Jason Nguyen, “Vulcan’s Ornament”

Charles Le Brun, “Fire” from André Félibien, Tapisseries du roy ou sont representez les quatres elemens et les quatre saisons (1670)

CRRS Friday Workshop
Jan. 21, 3:30-5:00pm
Zoom registration

Jason Nguyen is an architectural historian working at the junction of architecture, science and technology, and political economy in the early modern world at the John H. Daniels Faculty of Architecture, Landscape, and Design at the University of Toronto.
(Faculty profile.)

Few materials convey the artistic potential of human creativity like metal. In early modern Europe (and especially in France), architects incorporated the material into their projects with increasing frequency. Elaborately designed stair railings, balconies, door knockers, and locks celebrated the material’s formal capabilities while also signalling the profession’s engagement with the labour guilds and the state’s mining and metallurgical industries. This talk looks at a series of prints of architectural ironwork during the seventeenth and eighteenth centuries in France.
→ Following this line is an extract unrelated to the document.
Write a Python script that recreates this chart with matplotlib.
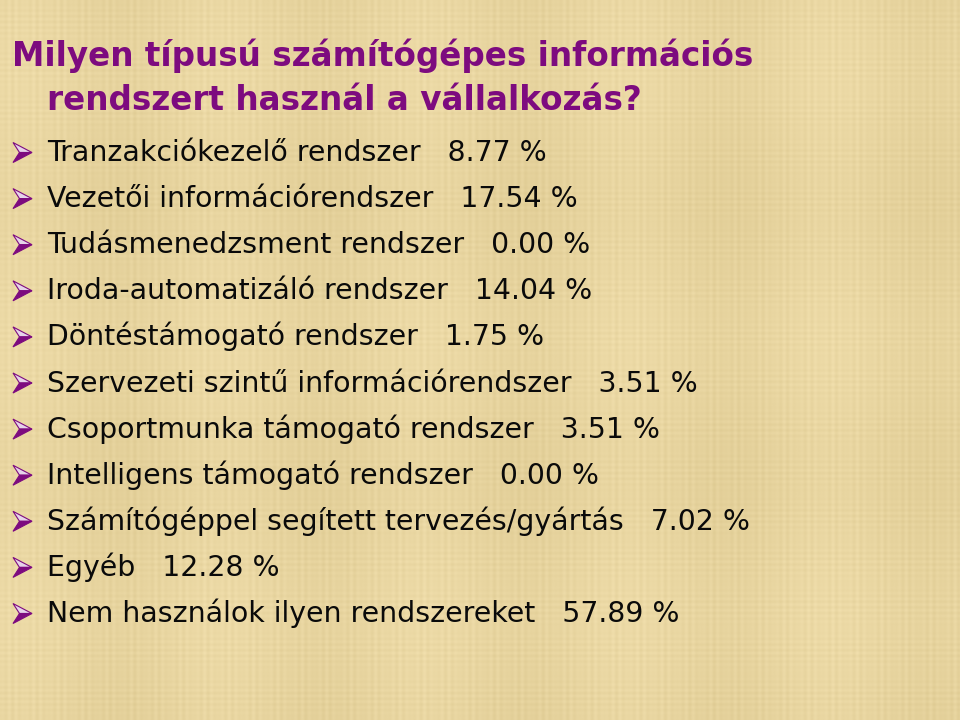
import numpy as np
import matplotlib
matplotlib.use("Agg")
import matplotlib.pyplot as plt
from matplotlib.patches import Polygon

# ---- data ----
title_lines = ["Milyen típusú számítógépes információs",
               "rendszert használ a vállalkozás?"]
labels = [
    "Tranzakciókezelő rendszer",
    "Vezetői információrendszer",
    "Tudásmenedzsment rendszer",
    "Iroda-automatizáló rendszer",
    "Döntéstámogató rendszer",
    "Szervezeti szintű információrendszer",
    "Csoportmunka támogató rendszer",
    "Intelligens támogató rendszer",
    "Számítógéppel segített tervezés/gyártás",
    "Egyéb",
    "Nem használok ilyen rendszereket",
]
values = [8.77, 17.54, 0.00, 14.04, 1.75, 3.51, 3.51, 0.00, 7.02, 12.28, 57.89]

W, H = 960, 720
fig = plt.figure(figsize=(9.6, 7.2), dpi=100)
ax = fig.add_axes([0, 0, 1, 1])
ax.set_xlim(0, W)
ax.set_ylim(H, 0)
ax.axis("off")

# ---- parchment background (deterministic texture) ----
xx = np.arange(W)[None, :]
yy = np.arange(H)[:, None]
tex = (0.5 * np.sin(xx * 0.9) * np.sin(xx * 0.13)
       + 0.35 * np.sin(yy * 1.1) * np.sin(yy * 0.07)
       + 0.4 * np.sin(xx * 0.031 + 1.0) + 0.25 * np.sin(yy * 0.023))
tex = tex / np.abs(tex).max()
base = np.array([232, 213, 160]) / 255.0
amp = np.array([10, 11, 14]) / 255.0
img = base[None, None, :] + tex[:, :, None] * amp[None, None, :]
ax.imshow(np.clip(img, 0, 1), extent=(0, W, H, 0), zorder=0, aspect="auto")

FONT = "DejaVu Sans"
purple = "#7d0b7f"

# ---- title ----
ax.text(12, 66, title_lines[0], fontfamily=FONT, fontweight="bold",
        fontsize=23.5, color=purple, va="baseline", ha="left", zorder=3)
ax.text(47, 110, title_lines[1], fontfamily=FONT, fontweight="bold",
        fontsize=23.5, color=purple, va="baseline", ha="left", zorder=3)

# ---- bullet list ----
b0, step = 161, 46.1
for i, (lab, val) in enumerate(zip(labels, values)):
    b = b0 + i * step
    c = b - 8.5
    upper = Polygon([(13, c - 10), (32, c), (19.5, c)], closed=True,
                    facecolor="#e6d3ea", edgecolor=purple, lw=0.8, zorder=3)
    lower = Polygon([(19.5, c), (32, c), (13, c + 10)], closed=True,
                    facecolor=purple, edgecolor=purple, lw=0.8, zorder=3)
    ax.add_patch(upper)
    ax.add_patch(lower)
    ax.text(47, b, f"{lab}   {val:.2f} %", fontfamily=FONT, fontsize=20.4,
            color="#0a0a0a", va="baseline", ha="left", zorder=3)

fig.savefig("out.png", dpi=100)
The incorporation of decorative patterns and plates by commercial engravers in well-read books by Mathurin Jousse, André Félibien, Augustin-Charles d’Aviler, among others, illustrates the degree to which architects functioned as coordinators of both labour and ornamental form during the design and construction process. Manufacturing initiatives tied to imperial war efforts intersected with the period’s scientific theorization of matter to produce a materials-based approach to the design and making of ornament. What resulted was a profound theorization of form whereby exuberant designs in wrought and cast iron represented the material’s potential as conceived by the artist.